Monday, 7 September 2009

UK: should auditors undertake non-audit work for their audit clients?

Yesterday's Sunday Times newspaper reported that Pensions Investment Research Consultants (PIRC) is calling for a ban on auditors performing non-audit work for their audit clients. The report cites "fears that it compromises auditors' independence and discourages them from confronting directors on difficult issues" as reasons for PIRC's position. Research by proxy voting agency Manifest is also cited:

The FRC said the level of fees paid to auditors in the FTSE 100 for non-audit work dropped from 191% of audit fees in 2002 — almost double their traditional income — to 71% last year. However, research by Manifest, the voting advisory service, for The Sunday Times shows a significant number of blue-chip companies last year shelled out more in non-audit fees to their auditors than for the cost of core audit work. The firms included Pennon, Experian and SAB Miller. PIRC research found that many smaller companies in the FTSE All-Share paid hefty multiples of auditors’ fees for their non-audit work.
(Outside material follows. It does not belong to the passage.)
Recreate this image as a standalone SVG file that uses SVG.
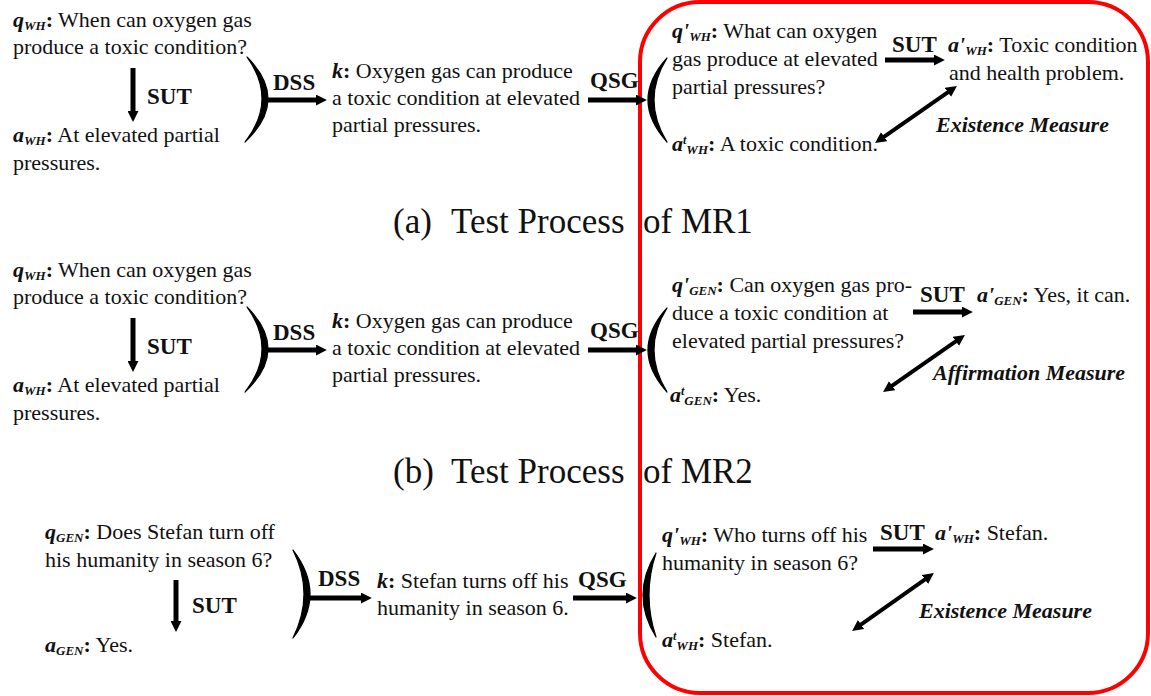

The biggest spenders in the 2008-9 financial year included Salamander Energy, Ashmore Group, Berkeley Group, William Hill and Premier Foods, as well as Land Securities, the FTSE 100 property company".

We've been here before: the Cadbury Committee considered whether auditors should be prohibited from providing non-audit services to clients and concluded in its 1992 report (at para. 5.11):

Such a prohibition would limit the freedom of companies to choose their sources of advice and could increase their costs. The Committee was not persuaded that any potential gains in objectivity would outweigh these disadvantages. It does, however, strongly support full disclosure of fees paid to audit firms for non-audit work".

These arguments will be considered again very soon: the report notes that in a few weeks' time the  Auditing Practices Board will begin a consultation on the issue of non-audit work performed by auditors.